W Twoim zdaniu nie ma sensu.
ps. jeszcze "Spójrz" a nie "spójż"
A może Wells też cofnął się w czasie? Zauważył, że Barry zniknął podczas ratowania miasta i skojarzył fakty z tym co Barry mówił rano. Może im większa szybkość tym dalej mogą podróżować w czasie, jeden dzień to nic takiego, ale kilka setek lat to już może być wyczyn.
"Ja mam nieco inną teorię, on musiał wcześniej spotkać Wellsa w przyszłości! Mówi do niego w ostatnim epizodzie: Jej śmierć była przesądzona już dawno (?)"
Na tyle głupi, na ile oczekuje tego scenariusz...
Po co Snow kradnie kasę skoro jego siostra ma pistolet zamieniający wszystko w złoto:P???
Durny odcinek. Poprzedni był jak na razie najlepszy...
Chyba scenarzysci przewidzieli takie pytania, bo Cold podczas rozmowy z Flashem oświadcza, że robi to z powodu adrenaliny i tego co towarzyszy podczas pościgów xD
A mnie zastanawia, dlaczego Cisco nie zrobi jakiejś super broni dla policji...
A mnie z kolei po co on w ogóle pracuje skoro może sobie tak z dupy zrobić broń strzelającą złotem.
Cisco między piwkiem w barze a ulubionym serialem jest w stanie zrobić dowolny przełomowy wynalazek, ale jego rodzice i tak wolą jego brata, który jakoś tam gra na pianinku.
Policja nie może mieć takiej broni jakiej chce tylko taką jaką jej urzędasy przydzielą ;)
cała gadka w lesie przyprawiła mnie o ból głowy. Odcinek to co najwyżej 5/10, jeden z najgorszych jaki był. Dobrze, że za tydzień Hamill.

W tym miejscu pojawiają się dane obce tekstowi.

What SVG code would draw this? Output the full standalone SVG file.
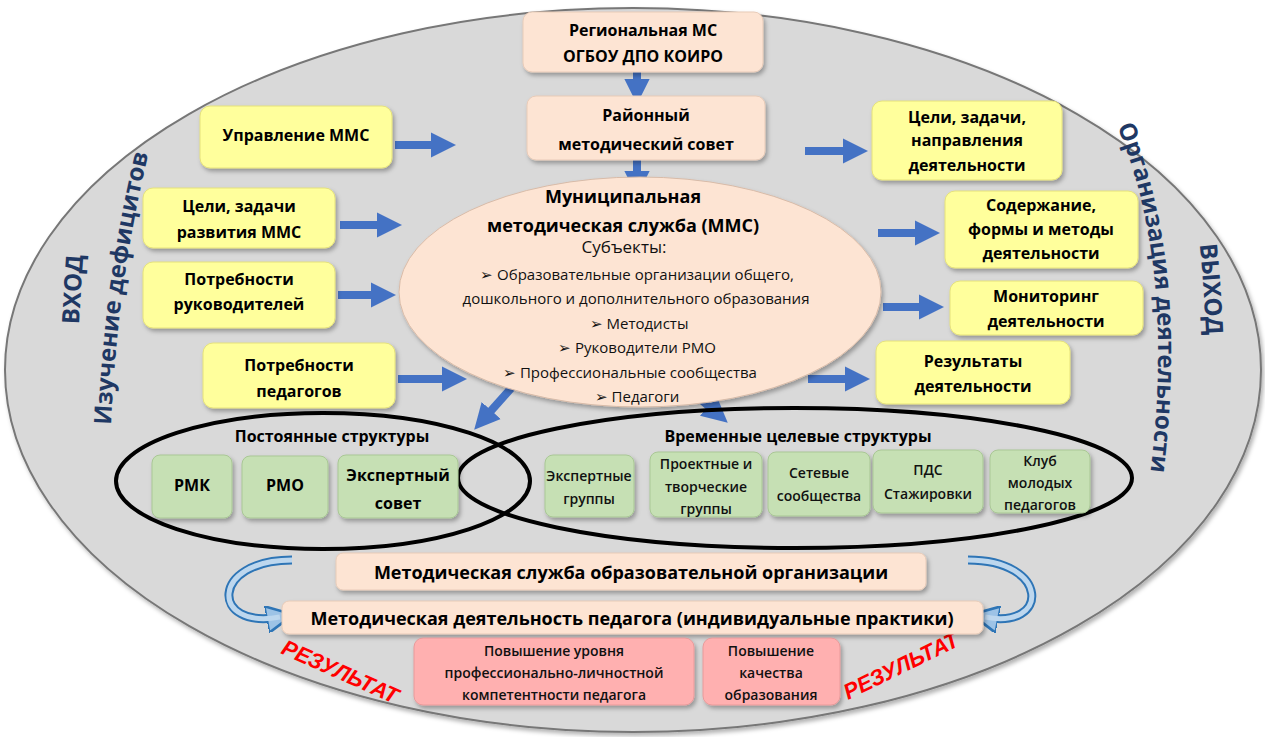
<svg xmlns="http://www.w3.org/2000/svg" width="1265" height="737" viewBox="0 0 1265 737">
<defs>
<style>
text{font-family:"Open Sans","Liberation Sans",sans-serif;}
.b{font-weight:bold;font-size:16px;fill:#000;text-anchor:middle}
.n{font-size:15px;fill:#111;text-anchor:middle}
.g{font-size:14px;fill:#111;text-anchor:middle;font-weight:600}
.peach{fill:#fde4d3;stroke:#e8cbb8;stroke-width:1}
.yel{fill:#ffff9c;stroke:#e6e27a;stroke-width:1}
.grn{fill:#c6e0b4;stroke:#a9c795;stroke-width:1}
.pink{fill:#ffb0b0;stroke:#e89a9a;stroke-width:1}
.arr{stroke:#4472c4;stroke-width:8;fill:none;marker-end:url(#ah)}
.side{font-weight:bold;fill:#1f3864;font-size:24px}
.res{font-weight:bold;font-style:italic;fill:#ff0000;font-size:22px;font-family:"Liberation Sans",sans-serif}
</style>
<marker id="ah" viewBox="0 0 10 10" refX="6" refY="5" markerWidth="3.2" markerHeight="3.4" orient="auto" markerUnits="strokeWidth"><path d="M0,0 L10,5 L0,10 z" fill="#4472c4"/></marker>
<marker id="ch" viewBox="0 0 10 10" refX="5" refY="5" markerWidth="3" markerHeight="3" orient="auto" markerUnits="strokeWidth"><path d="M0,0 L10,5 L0,10 z" fill="#9dc3e6" stroke="#2e75b6" stroke-width="1"/></marker>
<filter id="sh" x="-10%" y="-10%" width="130%" height="140%"><feDropShadow dx="2" dy="3" stdDeviation="2" flood-color="#000" flood-opacity="0.3"/></filter>
<path id="pl1" d="M 110,470 Q 112,280 160,110"/>
<path id="pl2" d="M 76,420 Q 78,290 92,160"/>
<path id="pr1" d="M 1110,110 Q 1180,260 1148,490"/>
<path id="pr2" d="M 1190,160 Q 1208,290 1208,420"/>
</defs>
<ellipse cx="633" cy="370" rx="628" ry="362" fill="#d9d9d9" stroke="#777" stroke-width="2" filter="url(#sh)"/>
<g id="labels-side">
<text class="side"><textPath href="#pl2" startOffset="50%" text-anchor="middle">ВХОД</textPath></text>
<text class="side"><textPath href="#pl1" startOffset="50%" text-anchor="middle">Изучение дефицитов</textPath></text>
<text class="side"><textPath href="#pr1" startOffset="50%" text-anchor="middle">Организация деятельности</textPath></text>
<text class="side"><textPath href="#pr2" startOffset="50%" text-anchor="middle">ВЫХОД</textPath></text>
<text class="res" transform="translate(280,653) rotate(24)">РЕЗУЛЬТАТ</text>
<text class="res" transform="translate(848,700) rotate(-26)">РЕЗУЛЬТАТ</text>
</g>
<g id="connectors">
<line class="arr" x1="637" y1="66" x2="637" y2="94"/>
<line class="arr" x1="637" y1="158" x2="637" y2="186"/>
<line class="arr" x1="395" y1="145" x2="446" y2="145"/>
<line class="arr" x1="340" y1="225" x2="392" y2="225"/>
<line class="arr" x1="338" y1="295" x2="386" y2="295"/>
<line class="arr" x1="398" y1="379" x2="457" y2="379"/>
<line class="arr" x1="805" y1="151" x2="858" y2="151"/>
<line class="arr" x1="878" y1="233" x2="930" y2="233"/>
<line class="arr" x1="883" y1="307" x2="934" y2="307"/>
<line class="arr" x1="808" y1="379" x2="860" y2="379"/>
<line class="arr" x1="514" y1="385" x2="481" y2="422"/>
<line class="arr" x1="684" y1="385" x2="720" y2="416"/>
<path d="M 292,560 C 210,560 210,630 280,617" stroke="#2e75b6" stroke-width="9" fill="none" marker-end="url(#ch)"/>
<path d="M 292,560 C 210,560 210,630 280,617" stroke="#bdd7ee" stroke-width="5" fill="none"/>
<path d="M 968,560 C 1050,560 1050,630 985,617" stroke="#2e75b6" stroke-width="9" fill="none" marker-end="url(#ch)"/>
<path d="M 968,560 C 1050,560 1050,630 985,617" stroke="#bdd7ee" stroke-width="5" fill="none"/>
</g>
<g id="n-reg"><rect class="peach" x="523" y="12" width="240" height="60" rx="9" filter="url(#sh)"/><text class="b" x="643" y="36">Региональная МС</text><text class="b" x="643" y="62">ОГБОУ ДПО КОИРО</text></g>
<g id="n-rms"><rect class="peach" x="527" y="96" width="238" height="64" rx="9" filter="url(#sh)"/><text class="b" x="646" y="121">Районный</text><text class="b" x="646" y="150">методический совет</text></g>
<g id="n-upr"><rect class="yel" x="200" y="106" width="192" height="62" rx="10" filter="url(#sh)"/><text class="b" x="296" y="141">Управление ММС</text></g>
<g id="n-cel"><rect class="yel" x="143" y="188" width="192" height="60" rx="10" filter="url(#sh)"/><text class="b" x="239" y="212">Цели, задачи</text><text class="b" x="239" y="238">развития ММС</text></g>
<g id="n-pr"><rect class="yel" x="143" y="262" width="192" height="66" rx="10" filter="url(#sh)"/><text class="b" x="239" y="285">Потребности</text><text class="b" x="239" y="310">руководителей</text></g>
<g id="n-pp"><rect class="yel" x="203" y="343" width="192" height="65" rx="10" filter="url(#sh)"/><text class="b" x="299" y="371">Потребности</text><text class="b" x="299" y="397">педагогов</text></g>
<g id="n-cz"><rect class="yel" x="872" y="101" width="190" height="79" rx="10" filter="url(#sh)"/><text class="b" x="967" y="123">Цели, задачи,</text><text class="b" x="967" y="146">направления</text><text class="b" x="967" y="171">деятельности</text></g>
<g id="n-sod"><rect class="yel" x="945" y="191" width="193" height="77" rx="10" filter="url(#sh)"/><text class="b" x="1041" y="211">Содержание,</text><text class="b" x="1041" y="235">формы и методы</text><text class="b" x="1041" y="259">деятельности</text></g>
<g id="n-mon"><rect class="yel" x="950" y="281" width="193" height="54" rx="10" filter="url(#sh)"/><text class="b" x="1046" y="302">Мониторинг</text><text class="b" x="1046" y="327">деятельности</text></g>
<g id="n-rez"><rect class="yel" x="876" y="341" width="194" height="63" rx="10" filter="url(#sh)"/><text class="b" x="973" y="367">Результаты</text><text class="b" x="973" y="392">деятельности</text></g>
<g id="n-mms"><ellipse cx="640" cy="292" rx="241" ry="115" fill="#fde4d3" stroke="#d8bba8" filter="url(#sh)"/>
<text class="b" x="623" y="203" style="font-size:18px">Муниципальная</text>
<text class="b" x="623" y="232" style="font-size:18px">методическая служба (ММС)</text>
<text class="n" x="624" y="253" style="font-size:17px">Субъекты:</text>
<text class="n" x="637" y="280">➢  Образовательные организации общего,</text>
<text class="n" x="636" y="304">дошкольного и дополнительного образования</text>
<text class="n" x="639" y="329">➢   Методисты</text>
<text class="n" x="637" y="353">➢   Руководители РМО</text>
<text class="n" x="630" y="378">➢   Профессиональные сообщества</text>
<text class="n" x="637" y="402">➢   Педагоги</text></g>
<g id="n-post"><ellipse cx="323" cy="481" rx="207" ry="68" fill="none" stroke="#000" stroke-width="4"/><text class="b" x="332" y="442">Постоянные структуры</text></g>
<g id="n-vrem"><ellipse cx="795" cy="478" rx="337" ry="70" fill="none" stroke="#000" stroke-width="4"/><text class="b" x="798" y="442">Временные целевые структуры</text></g>
<g id="n-rmk"><rect class="grn" x="152" y="455" width="80" height="63" rx="8" filter="url(#sh)"/><text class="b" x="192" y="491">РМК</text></g>
<g id="n-rmo"><rect class="grn" x="242" y="456" width="86" height="62" rx="8" filter="url(#sh)"/><text class="b" x="285" y="491">РМО</text></g>
<g id="n-eks"><rect class="grn" x="338" y="455" width="120" height="63" rx="8" filter="url(#sh)"/><text class="b" x="398" y="481">Экспертный</text><text class="b" x="398" y="509">совет</text></g>
<g id="n-eg"><rect class="grn" x="545" y="455" width="89" height="62" rx="8" filter="url(#sh)"/><text class="g" x="589" y="481">Экспертные</text><text class="g" x="589" y="504">группы</text></g>
<g id="n-pt"><rect class="grn" x="650" y="452" width="112" height="65" rx="8" filter="url(#sh)"/><text class="g" x="706" y="469">Проектные и</text><text class="g" x="706" y="492">творческие</text><text class="g" x="706" y="514">группы</text></g>
<g id="n-ss"><rect class="grn" x="768" y="452" width="102" height="64" rx="8" filter="url(#sh)"/><text class="g" x="819" y="478">Сетевые</text><text class="g" x="819" y="501">сообщества</text></g>
<g id="n-pds"><rect class="grn" x="873" y="450" width="110" height="63" rx="8" filter="url(#sh)"/><text class="g" x="928" y="475">ПДС</text><text class="g" x="928" y="499">Стажировки</text></g>
<g id="n-klub"><rect class="grn" x="990" y="450" width="100" height="63" rx="8" filter="url(#sh)"/><text class="g" x="1040" y="466">Клуб</text><text class="g" x="1040" y="488">молодых</text><text class="g" x="1040" y="510">педагогов</text></g>
<g id="n-msoo"><rect class="peach" x="336" y="553" width="590" height="37" rx="7" filter="url(#sh)"/><text class="b" x="631" y="579" style="font-size:18px">Методическая служба образовательной организации</text></g>
<g id="n-mdp"><rect class="peach" x="282" y="601" width="701" height="33" rx="7" filter="url(#sh)"/><text class="b" x="632" y="625" style="font-size:18px">Методическая деятельность педагога (индивидуальные практики)</text></g>
<g id="n-pov1"><rect class="pink" x="414" y="638" width="280" height="67" rx="9" filter="url(#sh)"/><text class="g" x="554" y="656">Повышение уровня</text><text class="g" x="554" y="678">профессионально-личностной</text><text class="g" x="554" y="700">компетентности педагога</text></g>
<g id="n-pov2"><rect class="pink" x="703" y="638" width="137" height="67" rx="9" filter="url(#sh)"/><text class="g" x="771" y="656">Повышение</text><text class="g" x="771" y="678">качества</text><text class="g" x="771" y="700">образования</text></g>
</svg>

Poprzedni odcinek był taki świetny, bo po prostu twórcy wrzucili bardzo dużo ważnych, przełomowych momentów w wielu różnych wątkach - a takie rzeczy zawsze są bardzo emocjonujące. Co prawda potem wyrzucili to wszystko do kosza, ale emocji jakie widz przeżywał w trakcie seansu już zabrać nie mogli ;).
Odcinek 7/10. Zabójstwo dziennikarza to wg mnie najlepsza scena (choć nie do końca przez Wellsa przemyślana) :) Dziwna była w tym odcinku relacja Barry - Iris. Ta najpierw się do niego zaleca, a teraz ma go gdzieś. Poza tym Eddie - najpierw bije Barry'ego a potem go przytula :P
Największy plus to fakt, że CISCO ŻYJE :D
A co do Rogues - zawiodłem się, liczyłem na jakąś niesamowitą akcję a tu specjalnego szału nie było. Lisa także nie była szałowa.